**** Items

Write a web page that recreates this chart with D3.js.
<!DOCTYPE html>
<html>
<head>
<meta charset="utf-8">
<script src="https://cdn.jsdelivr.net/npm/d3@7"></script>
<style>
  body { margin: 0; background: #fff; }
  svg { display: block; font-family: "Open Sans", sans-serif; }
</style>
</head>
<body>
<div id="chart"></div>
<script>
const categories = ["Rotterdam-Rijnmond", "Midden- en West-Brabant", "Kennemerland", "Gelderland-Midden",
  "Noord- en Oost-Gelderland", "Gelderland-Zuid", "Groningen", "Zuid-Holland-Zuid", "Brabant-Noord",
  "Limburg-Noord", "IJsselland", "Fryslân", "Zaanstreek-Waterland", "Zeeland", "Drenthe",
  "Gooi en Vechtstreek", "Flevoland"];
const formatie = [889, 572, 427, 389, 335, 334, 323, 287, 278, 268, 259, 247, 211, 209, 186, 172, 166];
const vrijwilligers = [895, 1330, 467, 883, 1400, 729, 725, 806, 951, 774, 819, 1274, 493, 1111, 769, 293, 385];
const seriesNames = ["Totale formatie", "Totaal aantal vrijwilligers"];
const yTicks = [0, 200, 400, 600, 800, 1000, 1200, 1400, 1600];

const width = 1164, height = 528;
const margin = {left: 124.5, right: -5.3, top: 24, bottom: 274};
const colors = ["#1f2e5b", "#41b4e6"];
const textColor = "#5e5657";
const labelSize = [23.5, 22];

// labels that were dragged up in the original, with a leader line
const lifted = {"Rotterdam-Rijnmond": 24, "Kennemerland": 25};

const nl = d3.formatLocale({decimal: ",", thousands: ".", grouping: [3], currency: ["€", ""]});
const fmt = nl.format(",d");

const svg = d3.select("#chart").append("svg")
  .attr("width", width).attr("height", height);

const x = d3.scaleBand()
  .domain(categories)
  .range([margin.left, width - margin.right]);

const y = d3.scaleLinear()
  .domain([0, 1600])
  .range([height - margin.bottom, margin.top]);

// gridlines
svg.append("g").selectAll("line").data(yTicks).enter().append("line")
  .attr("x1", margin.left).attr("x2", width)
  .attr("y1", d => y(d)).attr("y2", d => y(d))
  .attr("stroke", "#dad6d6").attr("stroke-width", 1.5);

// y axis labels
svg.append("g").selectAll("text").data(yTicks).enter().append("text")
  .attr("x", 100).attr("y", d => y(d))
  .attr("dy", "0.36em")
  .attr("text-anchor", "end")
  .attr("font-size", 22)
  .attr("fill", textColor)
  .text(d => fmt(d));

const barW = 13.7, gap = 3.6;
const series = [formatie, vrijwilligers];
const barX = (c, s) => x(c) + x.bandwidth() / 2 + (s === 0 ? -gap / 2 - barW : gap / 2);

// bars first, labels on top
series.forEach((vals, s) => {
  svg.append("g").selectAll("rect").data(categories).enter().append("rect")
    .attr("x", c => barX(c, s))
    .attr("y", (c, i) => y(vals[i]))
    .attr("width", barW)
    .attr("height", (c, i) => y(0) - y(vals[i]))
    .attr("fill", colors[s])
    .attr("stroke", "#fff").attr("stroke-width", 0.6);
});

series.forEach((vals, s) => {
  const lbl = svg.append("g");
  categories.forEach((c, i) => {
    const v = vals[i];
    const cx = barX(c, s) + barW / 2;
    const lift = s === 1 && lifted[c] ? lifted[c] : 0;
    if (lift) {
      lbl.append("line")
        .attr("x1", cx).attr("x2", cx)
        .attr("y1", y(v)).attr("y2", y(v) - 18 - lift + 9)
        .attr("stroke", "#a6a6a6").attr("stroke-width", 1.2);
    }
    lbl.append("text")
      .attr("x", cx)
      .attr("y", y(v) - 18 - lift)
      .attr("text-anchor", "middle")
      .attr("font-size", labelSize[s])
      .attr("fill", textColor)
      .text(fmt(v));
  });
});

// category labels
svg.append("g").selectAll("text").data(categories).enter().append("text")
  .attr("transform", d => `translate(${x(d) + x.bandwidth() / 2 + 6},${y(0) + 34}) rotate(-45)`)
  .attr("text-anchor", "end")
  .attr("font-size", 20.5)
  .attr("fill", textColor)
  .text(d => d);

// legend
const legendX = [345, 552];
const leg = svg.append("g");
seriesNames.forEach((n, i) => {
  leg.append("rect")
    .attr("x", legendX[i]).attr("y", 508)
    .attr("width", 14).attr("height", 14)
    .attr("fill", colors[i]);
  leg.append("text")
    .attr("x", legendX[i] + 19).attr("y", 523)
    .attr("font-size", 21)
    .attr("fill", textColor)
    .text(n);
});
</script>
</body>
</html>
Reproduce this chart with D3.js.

********

* What is being asked: Every record shown above should be written out again exactly.

* Solution to this problem:
Write a web page that recreates this chart with D3.js.
<!DOCTYPE html>
<html>
<head>
<meta charset="utf-8">
<script src="https://cdn.jsdelivr.net/npm/d3@7"></script>
<style>
  body { margin: 0; background: #fff; }
  svg { display: block; font-family: "Open Sans", sans-serif; }
</style>
</head>
<body>
<div id="chart"></div>
<script>
const categories = ["Rotterdam-Rijnmond", "Midden- en West-Brabant", "Kennemerland", "Gelderland-Midden",
  "Noord- en Oost-Gelderland", "Gelderland-Zuid", "Groningen", "Zuid-Holland-Zuid", "Brabant-Noord",
  "Limburg-Noord", "IJsselland", "Fryslân", "Zaanstreek-Waterland", "Zeeland", "Drenthe",
  "Gooi en Vechtstreek", "Flevoland"];
const formatie = [889, 572, 427, 389, 335, 334, 323, 287, 278, 268, 259, 247, 211, 209, 186, 172, 166];
const vrijwilligers = [895, 1330, 467, 883, 1400, 729, 725, 806, 951, 774, 819, 1274, 493, 1111, 769, 293, 385];
const seriesNames = ["Totale formatie", "Totaal aantal vrijwilligers"];
const yTicks = [0, 200, 400, 600, 800, 1000, 1200, 1400, 1600];

const width = 1164, height = 528;
const margin = {left: 124.5, right: -5.3, top: 24, bottom: 274};
const colors = ["#1f2e5b", "#41b4e6"];
const textColor = "#5e5657";
const labelSize = [23.5, 22];

// labels that were dragged up in the original, with a leader line
const lifted = {"Rotterdam-Rijnmond": 24, "Kennemerland": 25};

const nl = d3.formatLocale({decimal: ",", thousands: ".", grouping: [3], currency: ["€", ""]});
const fmt = nl.format(",d");

const svg = d3.select("#chart").append("svg")
  .attr("width", width).attr("height", height);

const x = d3.scaleBand()
  .domain(categories)
  .range([margin.left, width - margin.right]);

const y = d3.scaleLinear()
  .domain([0, 1600])
  .range([height - margin.bottom, margin.top]);

// gridlines
svg.append("g").selectAll("line").data(yTicks).enter().append("line")
  .attr("x1", margin.left).attr("x2", width)
  .attr("y1", d => y(d)).attr("y2", d => y(d))
  .attr("stroke", "#dad6d6").attr("stroke-width", 1.5);

// y axis labels
svg.append("g").selectAll("text").data(yTicks).enter().append("text")
  .attr("x", 100).attr("y", d => y(d))
  .attr("dy", "0.36em")
  .attr("text-anchor", "end")
  .attr("font-size", 22)
  .attr("fill", textColor)
  .text(d => fmt(d));

const barW = 13.7, gap = 3.6;
const series = [formatie, vrijwilligers];
const barX = (c, s) => x(c) + x.bandwidth() / 2 + (s === 0 ? -gap / 2 - barW : gap / 2);

// bars first, labels on top
series.forEach((vals, s) => {
  svg.append("g").selectAll("rect").data(categories).enter().append("rect")
    .attr("x", c => barX(c, s))
    .attr("y", (c, i) => y(vals[i]))
    .attr("width", barW)
    .attr("height", (c, i) => y(0) - y(vals[i]))
    .attr("fill", colors[s])
    .attr("stroke", "#fff").attr("stroke-width", 0.6);
});

series.forEach((vals, s) => {
  const lbl = svg.append("g");
  categories.forEach((c, i) => {
    const v = vals[i];
    const cx = barX(c, s) + barW / 2;
    const lift = s === 1 && lifted[c] ? lifted[c] : 0;
    if (lift) {
      lbl.append("line")
        .attr("x1", cx).attr("x2", cx)
        .attr("y1", y(v)).attr("y2", y(v) - 18 - lift + 9)
        .attr("stroke", "#a6a6a6").attr("stroke-width", 1.2);
    }
    lbl.append("text")
      .attr("x", cx)
      .attr("y", y(v) - 18 - lift)
      .attr("text-anchor", "middle")
      .attr("font-size", labelSize[s])
      .attr("fill", textColor)
      .text(fmt(v));
  });
});

// category labels
svg.append("g").selectAll("text").data(categories).enter().append("text")
  .attr("transform", d => `translate(${x(d) + x.bandwidth() / 2 + 6},${y(0) + 34}) rotate(-45)`)
  .attr("text-anchor", "end")
  .attr("font-size", 20.5)
  .attr("fill", textColor)
  .text(d => d);

// legend
const legendX = [345, 552];
const leg = svg.append("g");
seriesNames.forEach((n, i) => {
  leg.append("rect")
    .attr("x", legendX[i]).attr("y", 508)
    .attr("width", 14).attr("height", 14)
    .attr("fill", colors[i]);
  leg.append("text")
    .attr("x", legendX[i] + 19).attr("y", 523)
    .attr("font-size", 21)
    .attr("fill", textColor)
    .text(n);
});
</script>
</body>
</html>
Reproduce this chart with D3.js.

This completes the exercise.